Le modèle Effort Récompense de Johannes Siegrist : de l’évidence scientifique à la prévention dans les entreprises.
La période récente a été marquée par la mondialisation des échanges et l’intensification induite des conditions de travail. La charge mentale liée au travail s’est ainsi significativement accrue, dans un contexte de montée en puissance de la flexibilité et de la précarité. Dans un tel contexte, les effets de l’évolution du travail sur la santé des salariés sont devenus de plus en plus éloquents et il est apparu nécessaire de mettre en place un modèle théorique éclairant permettant à la fois de fournir des explications sur les liens entre le travail et la santé mais aussi d’éclairer à l’aide d’éléments scientifiques des faits pour mieux agir et prévenir le mal être croissant des salariés
Trois principaux modèles scientifiques ont ainsi vu le jour, notamment le modèle Effort-Récompense de Siegrist, majeur dans la compréhension des mécanismes de stress au travail.
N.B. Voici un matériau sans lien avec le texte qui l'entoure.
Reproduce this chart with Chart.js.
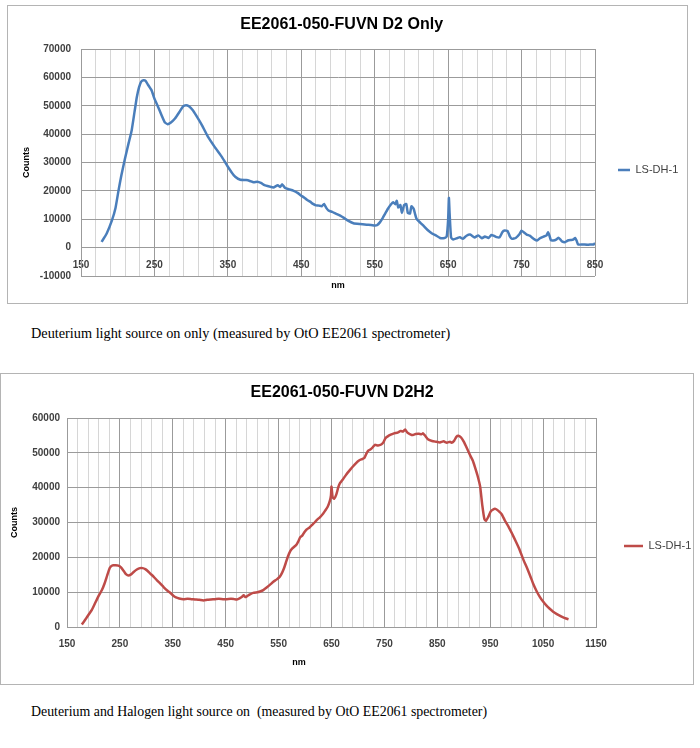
<!DOCTYPE html>
<html><head><meta charset="utf-8">
<script src="https://cdn.jsdelivr.net/npm/chart.js@4/dist/chart.umd.min.js"></script>
<style>
html,body{margin:0;padding:0;background:#fff;}
body{position:relative;width:700px;height:748px;overflow:hidden;}
.box{position:absolute;border:1px solid #b4b4b4;}
.box canvas{position:absolute;left:0;top:0;}
.cap{position:absolute;left:31px;font-family:"Liberation Serif","Times New Roman",serif;font-size:15px;line-height:20px;color:#000;white-space:pre;transform-origin:0 50%;}
</style></head><body>
<div class="box" style="left:7px;top:5px;width:679px;height:297px"><canvas id="c1" width="678" height="296"></canvas></div>
<div class="cap" style="top:323px;transform:scaleX(0.952)">Deuterium light source on only (measured by OtO EE2061 spectrometer)</div>
<div class="box" style="left:0;top:373px;width:692px;height:310px"><canvas id="c2" width="692" height="310"></canvas></div>
<div class="cap" style="top:701px;transform:scaleX(0.924)">Deuterium and Halogen light source on  (measured by OtO EE2061 spectrometer)</div>
<script>
// ---- data ----
const title1 = 'EE2061-050-FUVN D2 Only';
const title2 = 'EE2061-050-FUVN D2H2';
const seriesLabel = 'LS-DH-1';
const xTitle = 'nm';
const yTitle = 'Counts';

const xMajor1 = [150, 250, 350, 450, 550, 650, 750, 850];
const yTicks1 = [-10000, 0, 10000, 20000, 30000, 40000, 50000, 60000, 70000];
const xMajor2 = [150, 250, 350, 450, 550, 650, 750, 850, 950, 1050, 1150];
const yTicks2 = [0, 10000, 20000, 30000, 40000, 50000, 60000];

const nm1 = [178,185,192,197,201,205,210,215,219,223,226,229,232,235,238,241,246,250,255,260,264,268,272,278,284,289,293,297,302,307,315,323,332,342,350,355,360,367,375,380,385,390,395,400,407,412,418,421,424,428,434,439,445,450,453,458,462,466,470,474,478,481,484,487,492,497,503,508,513,521,530,539,545,550,553,557,561,564,568,572,575,578,580,582,585,587,590,593,595,598,600,603,605,607,612,616,622,628,632,639,645,648,650,651,652,654,657,662,666,670,675,680,686,691,696,700,705,709,712,716,720,724,727,731,734,737,742,747,750,753,757,761,764,767,771,775,780,784,786,788,790,793,797,800,803,805,809,813,817,820,823,825,827,833,840,845,848,850];
const counts1 = [2000,5000,9500,14000,20000,25500,31500,37000,41300,48000,53000,56500,58500,59000,58800,57500,55500,52500,49600,46500,44200,43500,44000,45500,47800,49800,50200,49800,48500,46500,43000,39000,35500,31900,28500,26600,25000,23900,23800,23500,23000,23200,22800,22000,21500,21200,22000,21400,22300,21000,20500,20100,19300,18300,17800,16800,16200,15400,14900,14800,14600,15400,14000,13100,12600,12000,11300,10500,9600,8600,8300,8100,8000,7800,7900,8900,10500,11900,13700,15200,16000,15300,16500,14200,15000,12200,15000,15400,12300,12000,14600,13700,11800,10100,8800,7800,6200,5000,4500,3400,3400,3900,10000,17500,12000,3500,2900,3300,3700,3100,4200,4600,3600,4300,3300,3900,3400,4500,4200,3700,3600,5500,6000,5800,4000,3100,3400,4700,6000,5400,4600,4200,3600,3000,2500,3300,3900,4300,5400,4200,2600,2500,2800,3500,2800,2200,1900,2500,2700,2800,3400,2400,1100,1100,1000,1100,1100,1600];

const nm2 = [178,185,192,197,203,210,216,221,226,231,236,242,247,252,258,262,266,271,276,282,288,293,298,303,307,314,320,326,333,340,346,351,356,362,370,378,385,392,400,408,415,422,430,437,445,452,460,466,471,477,481,484,487,490,495,502,510,515,521,528,535,540,546,552,556,560,564,568,572,576,580,584,587,591,595,599,603,608,614,618,622,628,634,638,643,647,649,650,652,655,659,663,666,672,678,685,690,696,702,708,712,716,720,724,728,732,738,744,748,752,757,762,768,775,781,785,789,793,798,804,809,815,820,823,827,833,840,847,855,862,868,874,877,882,886,890,895,900,906,912,917,921,926,931,935,939,942,946,951,956,960,965,972,978,985,991,998,1005,1013,1020,1026,1031,1038,1044,1050,1056,1062,1069,1076,1083,1090,1098];
const counts2 = [700,2200,3800,4900,6800,9000,10600,12500,14800,17000,17700,17700,17600,17100,15900,15100,14800,15100,15800,16500,16900,16900,16600,16000,15400,14400,13400,12500,11400,10400,9700,9000,8500,8200,8000,8100,8000,7900,7800,7600,7800,7900,8000,8100,8000,8000,8100,8000,7900,8300,8700,9100,8600,8800,9300,9800,10000,10200,10600,11400,12300,13000,13600,14400,15400,16800,18600,20400,21800,22600,23100,23700,24500,25800,26300,27300,28000,28500,29400,30000,30700,31500,32500,33400,34600,36300,37800,40300,37300,36800,38000,40200,41300,42500,43800,45100,46000,47000,47800,48200,48500,49800,50700,51000,51600,52300,52100,52400,53000,54200,54800,55200,55600,55800,56300,56100,56700,55900,55400,55100,55400,55500,55300,55600,54900,53800,53400,53200,53000,53300,52900,53200,52900,53500,54600,54900,54400,53200,51300,49300,47800,46000,43500,40300,35000,31000,30500,31500,33200,33800,33900,33400,32300,30500,28700,26900,24700,22400,19200,16800,14500,12500,10200,8600,7300,6200,5300,4400,3700,3100,2600,2200];

// ---- styling ----
const FONT = '"Liberation Sans", Arial, sans-serif';
const GRID_MAJOR = '#9b9b9b', GRID_MINOR = '#d6d6d6', TXT = '#404040';

const legendPlace = {
  id: 'legendPlace',
  afterLayout(chart, args, o) {
    const lg = chart.legend;
    if (!lg || o.x == null) return;
    const pad = lg.options.labels.padding;
    const dx = o.x - (lg.left + pad);
    const dy = o.y - (lg.top + lg.bottom) / 2;
    lg.left += dx; lg.right += dx; lg.top += dy; lg.bottom += dy;
  }
};

function build(id, s) {
  return new Chart(document.getElementById(id), {
    type: 'line',
    data: { datasets: [{
      label: seriesLabel,
      data: s.nm.map((x, i) => ({ x: x, y: s.counts[i] })),
      borderColor: s.color, backgroundColor: s.color,
      borderWidth: 2.5, pointRadius: 0, tension: 0.15, fill: false
    }]},
    plugins: [legendPlace],
    options: {
      responsive: false, animation: false, devicePixelRatio: 1,
      events: [],
      layout: { padding: { left: 0, top: 0, right: s.padR, bottom: s.padB } },
      plugins: {
        title: { display: true, text: s.title, color: '#000',
                 font: { family: FONT, size: 16, weight: 'bold' },
                 padding: { top: s.tpt, bottom: s.tpb } },
        legend: { position: 'right',
                  labels: { usePointStyle: true, pointStyle: 'line', pointStyleWidth: s.lw,
                            color: TXT, font: { family: FONT, size: 11 }, padding: 10 } },
        legendPlace: { x: s.lx, y: s.ly },
        tooltip: { enabled: false }
      },
      scales: {
        x: {
          type: 'linear', position: s.xPos, min: s.xMajor[0], max: s.xMajor[s.xMajor.length - 1],
          ticks: { stepSize: 20, autoSkip: false, maxRotation: 0, padding: s.xtp, color: TXT,
                   font: { family: FONT, size: 10, weight: 'bold' },
                   callback: (v) => s.xMajor.includes(Math.round(v)) ? String(Math.round(v)) : '' },
          grid: { drawTicks: false, lineWidth: 1,
                  color: (c) => (c.tick && s.xMajor.includes(Math.round(c.tick.value))) ? GRID_MAJOR : GRID_MINOR },
          border: { color: GRID_MAJOR },
          title: { display: true, text: s.xTitleText, color: '#000',
                   font: { family: FONT, size: 9, weight: 'bold' }, padding: { top: 0, bottom: 0 } },
          afterFit: (sc) => { sc.height = s.xH; }
        },
        y: {
          min: s.yTicks[0], max: s.yTicks[s.yTicks.length - 1],
          afterBuildTicks: (sc) => { sc.ticks = s.yTicks.map(v => ({ value: v })); },
          ticks: { padding: s.ytp, color: TXT, font: { family: FONT, size: 10, weight: 'bold' },
                   callback: (v) => String(v) },
          grid: { drawTicks: false, color: GRID_MAJOR, lineWidth: 1 },
          border: { color: GRID_MAJOR },
          title: { display: true, text: yTitle, color: '#000',
                   font: { family: FONT, size: 9, weight: 'bold' }, padding: { top: s.ytt, bottom: 0 } },
          afterFit: (sc) => { sc.width = s.yW; }
        }
      }
    }
  });
}

build('c1', {
  nm: nm1, counts: counts1, color: '#4a7ebb', title: title1,
  xMajor: xMajor1, yTicks: yTicks1, xPos: { y: 0 }, xTitleText: xTitle,
  padR: 10.7, padB: 26, tpt: 9.4, tpb: 14.4, lw: 12, lx: 610, ly: 164,
  xtp: 12, xH: 43.4, ytp: 10, ytt: 13.6, yW: 73
});
build('c2', {
  nm: nm2, counts: counts2, color: '#be4b48', title: title2,
  xMajor: xMajor2, yTicks: yTicks2, xPos: 'bottom', xTitleText: xTitle + ' '.repeat(26),
  padR: 9.7, padB: 15.6, tpt: 9.4, tpb: 15.4, lw: 19, lx: 623, ly: 172,
  xtp: 11, xH: 41.4, ytp: 7, ytt: 8.6, yW: 66
});
</script>
</body></html>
Johannes Siegrist, né en 1943 en Suisse, est sociologue de formation. Il a été professeur de sociologie médicale à la faculté de Médecine de l’Université de Düsseldorf jusqu’en 2012. Il est mondialement connu pour ses recherches sur le stress au travail et sur les inégalités sociales de santé.
Le modèle « déséquilibre effort / récompense » proposé par Siegrist à la fin des années quatre-vingt repose sur le constat qu’une situation de travail peut prendre appui sur une combinaison d’efforts élevés et de faible reconnaissance de cet effort amenant une série de réactions pathologiques sur les plans émotionnel et physiologique.
Ce modèle explicatif s’applique à un vaste éventail de situations de travail et principalement aux groupes exposés aux changements socio-économiques rapides ou au chômage structurel.
L’effort élevé peut provenir de deux sources :
- l’effort extrinsèque lié aux contraintes de temps, aux interruptions fréquentes, aux nombreuses responsabilités, à l’augmentation de la charge de travail et à l’effort physique.
- L’effort intrinsèque (appelé ultérieurement surinvestissement) traduit quant à lui les attitudes et motivations liées à un besoin inné de se dépasser, de se sentir estimé, approuvé, de relever des défis ou encore de contrôler une situation menaçante.
La récompense est envisagée sous trois axes :
- Les gains monétaires aussi appelée reconnaissance matérielle
- L’estime reçue de la part des collègues et des supérieurs hiérarchiques
- Le degré de contrôle de son statut professionnel : les perspectives de promotion et la sécurité de l’emploi.
A travers ce modèle, le concept de « réciprocité sociale » est majeur, c’est-à-dire la possibilité d’avoir accès à des avantages considérés comme légitime compte tenu de l’effort fourni au travail.
L’existence de tels déséquilibres peut résulter de facteurs divers, Siegrist en liste trois principaux :
- Le fait que certains individus n’aient pas le choix et soient contraint de travailler pour vivre, même s’ils ne sont pas parvenus à un bon équilibre entre les efforts consentis et les récompenses obtenues.
- D’autres font le choix stratégique de conditions de travail difficiles en vue d’une évolution de carrière qui leur apparait comme particulièrement favorable.
- Enfin, certains individus se surinvestissent, consciemment ou inconsciemment dans leur travail.
Le constat d’un tel déséquilibre, le manque de reconnaissance et leur inscription dans la durée ont un effet sur la dégradation de l’estime de soi. Ces facteurs peuvent amener, selon les résultats des études menées par Siegrist, des conséquences graves en matière de santé parmi lesquels on trouve la survenue de maladies cardio-vasculaires, les troubles dépressifs ou encore les maladies artérielles.
Aujourd’hui, de nombreuses stratégies d’intervention sont mises en place dans les entreprises afin d’atteindre davantage d’équilibre. Elles suivent deux axes principaux :
- Agir sur l’individu : il s’agit de réduire les effets de la perception d’un déséquilibre entre l’effort et la récompense sur l’individu en améliorant sa capacité à s’adapter à la situation stressante et à mieux gérer son stress. Elles peuvent regrouper notamment l’apprentissage de techniques de relaxation, de prise de recul par rapport à des situations perçues comme stressantes ou encore la formation des managers à l’exercice de la reconnaissance. Ce sont des mesures de prévention secondaires nécessaires mais insuffisantes car elles ne visent qu’à réduire les conséquences mais n’agissent pas sur les causes du déséquilibre.
- Agir sur l’environnement de travail et notamment sur la reconnaissance : accentuer les efforts de prévention sur la prévention primaire qui vise à réduire la présence d’éléments pathogènes en milieu de travail. Ce travail s’accompagne d’une analyse précise des agents pathogènes et de leurs effets sur les individus.
Le modèle effort / récompense de Siegrist est puissant pour comprendre et agir au niveau organisationnel, managérial et individuel.